*Work required*
Write out all the data again, exactly as it stands.

*Dataset excerpt*
-- BEGIN --

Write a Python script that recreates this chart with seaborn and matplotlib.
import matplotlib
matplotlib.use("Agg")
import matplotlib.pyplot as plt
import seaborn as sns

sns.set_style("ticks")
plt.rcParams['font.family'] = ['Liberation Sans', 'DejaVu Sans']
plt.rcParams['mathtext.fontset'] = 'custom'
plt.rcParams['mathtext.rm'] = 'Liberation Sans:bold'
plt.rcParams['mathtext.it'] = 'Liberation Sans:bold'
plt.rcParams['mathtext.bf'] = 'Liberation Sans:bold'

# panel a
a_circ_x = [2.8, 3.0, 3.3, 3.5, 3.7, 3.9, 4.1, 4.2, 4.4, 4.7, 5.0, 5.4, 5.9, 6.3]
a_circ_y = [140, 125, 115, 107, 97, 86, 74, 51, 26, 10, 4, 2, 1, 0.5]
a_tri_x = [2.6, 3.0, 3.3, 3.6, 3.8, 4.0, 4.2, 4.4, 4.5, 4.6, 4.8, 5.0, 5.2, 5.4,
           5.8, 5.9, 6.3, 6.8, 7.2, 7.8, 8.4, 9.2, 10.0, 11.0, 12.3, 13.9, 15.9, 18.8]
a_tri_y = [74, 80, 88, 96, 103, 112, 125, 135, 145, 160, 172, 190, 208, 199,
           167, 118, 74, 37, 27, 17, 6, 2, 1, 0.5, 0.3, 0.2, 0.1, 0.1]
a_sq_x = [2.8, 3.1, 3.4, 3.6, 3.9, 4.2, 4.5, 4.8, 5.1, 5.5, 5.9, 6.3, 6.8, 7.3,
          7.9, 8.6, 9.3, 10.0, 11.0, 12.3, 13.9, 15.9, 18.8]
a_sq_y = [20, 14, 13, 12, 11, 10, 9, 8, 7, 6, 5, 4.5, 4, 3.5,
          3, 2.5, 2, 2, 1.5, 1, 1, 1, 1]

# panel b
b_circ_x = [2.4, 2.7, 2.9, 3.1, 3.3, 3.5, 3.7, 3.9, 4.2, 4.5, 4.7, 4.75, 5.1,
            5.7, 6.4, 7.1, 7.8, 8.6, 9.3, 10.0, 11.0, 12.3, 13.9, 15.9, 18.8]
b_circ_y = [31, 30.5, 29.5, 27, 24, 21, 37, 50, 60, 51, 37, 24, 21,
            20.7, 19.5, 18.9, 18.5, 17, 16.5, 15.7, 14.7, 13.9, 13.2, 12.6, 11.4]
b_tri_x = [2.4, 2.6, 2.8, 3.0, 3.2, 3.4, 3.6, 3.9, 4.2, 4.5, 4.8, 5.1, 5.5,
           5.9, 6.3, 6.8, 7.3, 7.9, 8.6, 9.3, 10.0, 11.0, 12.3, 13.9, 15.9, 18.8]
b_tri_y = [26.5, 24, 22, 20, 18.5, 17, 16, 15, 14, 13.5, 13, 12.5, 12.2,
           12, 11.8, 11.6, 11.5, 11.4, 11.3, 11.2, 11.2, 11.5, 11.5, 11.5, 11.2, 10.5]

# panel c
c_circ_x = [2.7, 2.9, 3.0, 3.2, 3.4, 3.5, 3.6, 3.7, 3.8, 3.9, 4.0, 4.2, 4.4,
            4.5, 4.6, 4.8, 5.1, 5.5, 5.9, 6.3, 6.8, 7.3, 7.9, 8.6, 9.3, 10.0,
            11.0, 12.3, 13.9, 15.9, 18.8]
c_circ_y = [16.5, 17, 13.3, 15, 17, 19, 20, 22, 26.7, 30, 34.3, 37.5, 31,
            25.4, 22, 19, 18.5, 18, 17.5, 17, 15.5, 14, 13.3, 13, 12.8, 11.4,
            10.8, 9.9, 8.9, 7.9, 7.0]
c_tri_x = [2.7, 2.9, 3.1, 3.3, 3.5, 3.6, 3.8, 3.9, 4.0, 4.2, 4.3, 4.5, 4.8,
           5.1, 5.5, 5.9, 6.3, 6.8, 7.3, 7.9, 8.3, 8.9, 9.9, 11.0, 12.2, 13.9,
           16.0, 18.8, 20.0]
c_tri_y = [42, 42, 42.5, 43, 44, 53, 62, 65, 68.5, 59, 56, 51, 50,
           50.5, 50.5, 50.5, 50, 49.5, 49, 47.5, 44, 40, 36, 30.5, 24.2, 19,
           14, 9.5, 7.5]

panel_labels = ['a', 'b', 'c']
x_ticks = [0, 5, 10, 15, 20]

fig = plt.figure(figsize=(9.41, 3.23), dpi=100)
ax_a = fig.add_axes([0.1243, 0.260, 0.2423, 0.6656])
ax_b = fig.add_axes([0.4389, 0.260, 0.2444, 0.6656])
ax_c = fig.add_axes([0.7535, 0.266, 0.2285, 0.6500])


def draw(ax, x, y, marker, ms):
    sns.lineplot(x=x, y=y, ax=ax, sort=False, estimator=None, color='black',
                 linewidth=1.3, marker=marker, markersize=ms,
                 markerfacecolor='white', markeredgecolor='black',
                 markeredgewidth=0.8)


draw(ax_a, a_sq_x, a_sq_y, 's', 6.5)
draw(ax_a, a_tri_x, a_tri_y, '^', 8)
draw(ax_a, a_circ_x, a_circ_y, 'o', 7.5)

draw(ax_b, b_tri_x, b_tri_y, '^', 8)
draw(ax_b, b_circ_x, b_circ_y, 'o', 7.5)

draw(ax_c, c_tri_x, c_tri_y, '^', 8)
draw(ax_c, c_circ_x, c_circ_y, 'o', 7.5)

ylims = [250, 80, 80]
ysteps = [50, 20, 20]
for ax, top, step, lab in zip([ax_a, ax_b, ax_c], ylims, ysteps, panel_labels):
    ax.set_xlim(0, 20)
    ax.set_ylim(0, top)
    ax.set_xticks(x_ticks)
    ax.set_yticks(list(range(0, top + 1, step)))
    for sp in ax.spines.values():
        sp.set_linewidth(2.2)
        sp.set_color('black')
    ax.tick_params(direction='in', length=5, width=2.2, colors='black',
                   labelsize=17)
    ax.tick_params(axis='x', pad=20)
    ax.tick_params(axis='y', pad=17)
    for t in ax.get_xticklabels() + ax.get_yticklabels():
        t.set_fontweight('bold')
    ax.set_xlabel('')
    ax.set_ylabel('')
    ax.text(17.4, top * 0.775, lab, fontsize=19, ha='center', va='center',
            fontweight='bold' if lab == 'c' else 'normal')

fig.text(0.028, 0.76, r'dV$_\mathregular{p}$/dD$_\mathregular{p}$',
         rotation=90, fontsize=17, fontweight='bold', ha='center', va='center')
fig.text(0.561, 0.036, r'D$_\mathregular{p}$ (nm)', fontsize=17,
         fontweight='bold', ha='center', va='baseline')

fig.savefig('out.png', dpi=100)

-- END --

*Result below*
Write a Python script that recreates this chart with seaborn and matplotlib.
import matplotlib
matplotlib.use("Agg")
import matplotlib.pyplot as plt
import seaborn as sns

sns.set_style("ticks")
plt.rcParams['font.family'] = ['Liberation Sans', 'DejaVu Sans']
plt.rcParams['mathtext.fontset'] = 'custom'
plt.rcParams['mathtext.rm'] = 'Liberation Sans:bold'
plt.rcParams['mathtext.it'] = 'Liberation Sans:bold'
plt.rcParams['mathtext.bf'] = 'Liberation Sans:bold'

# panel a
a_circ_x = [2.8, 3.0, 3.3, 3.5, 3.7, 3.9, 4.1, 4.2, 4.4, 4.7, 5.0, 5.4, 5.9, 6.3]
a_circ_y = [140, 125, 115, 107, 97, 86, 74, 51, 26, 10, 4, 2, 1, 0.5]
a_tri_x = [2.6, 3.0, 3.3, 3.6, 3.8, 4.0, 4.2, 4.4, 4.5, 4.6, 4.8, 5.0, 5.2, 5.4,
           5.8, 5.9, 6.3, 6.8, 7.2, 7.8, 8.4, 9.2, 10.0, 11.0, 12.3, 13.9, 15.9, 18.8]
a_tri_y = [74, 80, 88, 96, 103, 112, 125, 135, 145, 160, 172, 190, 208, 199,
           167, 118, 74, 37, 27, 17, 6, 2, 1, 0.5, 0.3, 0.2, 0.1, 0.1]
a_sq_x = [2.8, 3.1, 3.4, 3.6, 3.9, 4.2, 4.5, 4.8, 5.1, 5.5, 5.9, 6.3, 6.8, 7.3,
          7.9, 8.6, 9.3, 10.0, 11.0, 12.3, 13.9, 15.9, 18.8]
a_sq_y = [20, 14, 13, 12, 11, 10, 9, 8, 7, 6, 5, 4.5, 4, 3.5,
          3, 2.5, 2, 2, 1.5, 1, 1, 1, 1]

# panel b
b_circ_x = [2.4, 2.7, 2.9, 3.1, 3.3, 3.5, 3.7, 3.9, 4.2, 4.5, 4.7, 4.75, 5.1,
            5.7, 6.4, 7.1, 7.8, 8.6, 9.3, 10.0, 11.0, 12.3, 13.9, 15.9, 18.8]
b_circ_y = [31, 30.5, 29.5, 27, 24, 21, 37, 50, 60, 51, 37, 24, 21,
            20.7, 19.5, 18.9, 18.5, 17, 16.5, 15.7, 14.7, 13.9, 13.2, 12.6, 11.4]
b_tri_x = [2.4, 2.6, 2.8, 3.0, 3.2, 3.4, 3.6, 3.9, 4.2, 4.5, 4.8, 5.1, 5.5,
           5.9, 6.3, 6.8, 7.3, 7.9, 8.6, 9.3, 10.0, 11.0, 12.3, 13.9, 15.9, 18.8]
b_tri_y = [26.5, 24, 22, 20, 18.5, 17, 16, 15, 14, 13.5, 13, 12.5, 12.2,
           12, 11.8, 11.6, 11.5, 11.4, 11.3, 11.2, 11.2, 11.5, 11.5, 11.5, 11.2, 10.5]

# panel c
c_circ_x = [2.7, 2.9, 3.0, 3.2, 3.4, 3.5, 3.6, 3.7, 3.8, 3.9, 4.0, 4.2, 4.4,
            4.5, 4.6, 4.8, 5.1, 5.5, 5.9, 6.3, 6.8, 7.3, 7.9, 8.6, 9.3, 10.0,
            11.0, 12.3, 13.9, 15.9, 18.8]
c_circ_y = [16.5, 17, 13.3, 15, 17, 19, 20, 22, 26.7, 30, 34.3, 37.5, 31,
            25.4, 22, 19, 18.5, 18, 17.5, 17, 15.5, 14, 13.3, 13, 12.8, 11.4,
            10.8, 9.9, 8.9, 7.9, 7.0]
c_tri_x = [2.7, 2.9, 3.1, 3.3, 3.5, 3.6, 3.8, 3.9, 4.0, 4.2, 4.3, 4.5, 4.8,
           5.1, 5.5, 5.9, 6.3, 6.8, 7.3, 7.9, 8.3, 8.9, 9.9, 11.0, 12.2, 13.9,
           16.0, 18.8, 20.0]
c_tri_y = [42, 42, 42.5, 43, 44, 53, 62, 65, 68.5, 59, 56, 51, 50,
           50.5, 50.5, 50.5, 50, 49.5, 49, 47.5, 44, 40, 36, 30.5, 24.2, 19,
           14, 9.5, 7.5]

panel_labels = ['a', 'b', 'c']
x_ticks = [0, 5, 10, 15, 20]

fig = plt.figure(figsize=(9.41, 3.23), dpi=100)
ax_a = fig.add_axes([0.1243, 0.260, 0.2423, 0.6656])
ax_b = fig.add_axes([0.4389, 0.260, 0.2444, 0.6656])
ax_c = fig.add_axes([0.7535, 0.266, 0.2285, 0.6500])


def draw(ax, x, y, marker, ms):
    sns.lineplot(x=x, y=y, ax=ax, sort=False, estimator=None, color='black',
                 linewidth=1.3, marker=marker, markersize=ms,
                 markerfacecolor='white', markeredgecolor='black',
                 markeredgewidth=0.8)


draw(ax_a, a_sq_x, a_sq_y, 's', 6.5)
draw(ax_a, a_tri_x, a_tri_y, '^', 8)
draw(ax_a, a_circ_x, a_circ_y, 'o', 7.5)

draw(ax_b, b_tri_x, b_tri_y, '^', 8)
draw(ax_b, b_circ_x, b_circ_y, 'o', 7.5)

draw(ax_c, c_tri_x, c_tri_y, '^', 8)
draw(ax_c, c_circ_x, c_circ_y, 'o', 7.5)

ylims = [250, 80, 80]
ysteps = [50, 20, 20]
for ax, top, step, lab in zip([ax_a, ax_b, ax_c], ylims, ysteps, panel_labels):
    ax.set_xlim(0, 20)
    ax.set_ylim(0, top)
    ax.set_xticks(x_ticks)
    ax.set_yticks(list(range(0, top + 1, step)))
    for sp in ax.spines.values():
        sp.set_linewidth(2.2)
        sp.set_color('black')
    ax.tick_params(direction='in', length=5, width=2.2, colors='black',
                   labelsize=17)
    ax.tick_params(axis='x', pad=20)
    ax.tick_params(axis='y', pad=17)
    for t in ax.get_xticklabels() + ax.get_yticklabels():
        t.set_fontweight('bold')
    ax.set_xlabel('')
    ax.set_ylabel('')
    ax.text(17.4, top * 0.775, lab, fontsize=19, ha='center', va='center',
            fontweight='bold' if lab == 'c' else 'normal')

fig.text(0.028, 0.76, r'dV$_\mathregular{p}$/dD$_\mathregular{p}$',
         rotation=90, fontsize=17, fontweight='bold', ha='center', va='center')
fig.text(0.561, 0.036, r'D$_\mathregular{p}$ (nm)', fontsize=17,
         fontweight='bold', ha='center', va='baseline')

fig.savefig('out.png', dpi=100)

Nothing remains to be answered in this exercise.